The services console lists all services and provides information about each service such as, logon details, state, etc. To start the Service consoles type services in the Start search text box and click the Services link under programs.
Right clicking any service gives you the capability to stop, start, restart, pause and resume that particular service, however, opening the Properties window will give you more control and information.
The General tab allows you to set the startup condition, shows whether a service is currently started, and allows you to change its state and add startup parameters. When a service is set to Automatic, it starts at boot time while a Delayed Start (introduced with Windows 7) will delay a service for about 2 minutes after windows has started. Pay attention when setting services to Delayed Start as some applications may required the service immediately upon boot up, however, delaying non-critical services will enhance startup performance. Manual mode will start the service when needed. A Disabled state, means that the service will never start even if you try to start it manually!
The Logon tab allows you to specify a user account rather than using the Local System account for security reasons. It is safer to use restricted user accounts if the service does not require system privileges.

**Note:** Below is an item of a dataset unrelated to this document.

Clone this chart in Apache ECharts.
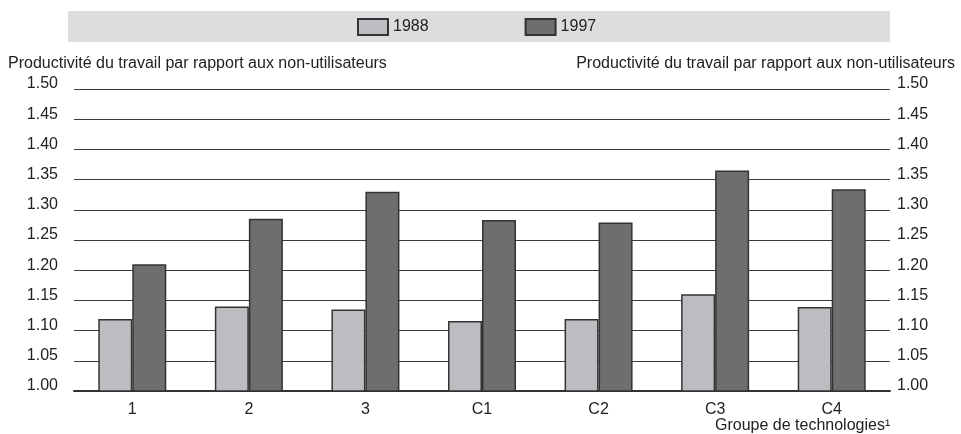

The Recovery tab specifies the actions that you take if a service fails. The Restart The Service and Restart The Computer actions allows you to set a time variable while the Run a Program action allows you to add scripts or other programs that should not require any user input when triggered. All of the above parameters are triggered when the service fails to start, however, if the service has started successfully and later encounters a problem and freezes! You can trigger the recovery actions by checking the Enable Actions for Stops With Errors option.
The Dependences tab lists all other services, system drivers and load order groups that this service depends on! Therefore, if this service is not running when it should be, make sure that all components that this service depends on, are running. Also, this tab shows a list of other services that depend on this service, so before stopping or disabling services make sure that you visit this tab!
Using The Task Manager
Since Windows Vista, Microsoft decided to add a services tab with Task Manager. Apart from retrieving valuable information about services, you can stop or start a service. The cool thing about task manager’s services tab is that now you can view the related process within which a service is running! Start Task Manager by right clicking anywhere on the taskbar and click Start Task Manager. Then click the Services tab.
You can stop or start a service through the right-click options, furthermore, you can click the Go To Process option and get additional info about the service such as, cpu and RAM usage. In fact, I find this very useful when troubleshooting services!
Using Group Policies
For network administrators the best tool would be Group Policies. A Policy setting for each system service can be found under:
Computer Configuration\Policies\Windows Settings\Security Settings\System Services
Using the sc.exe command
Sc.exe is a command line program used for communicating with the Service Control Manager and services. For a detailed list of options type sc /? at a command prompt. Most probably, sc.exe is the best tool to manage services; however, it is intended for advanced administrators. On the other hand, when it comes to query or retrieve information about services I suggest that you get familiar with this tool and use it!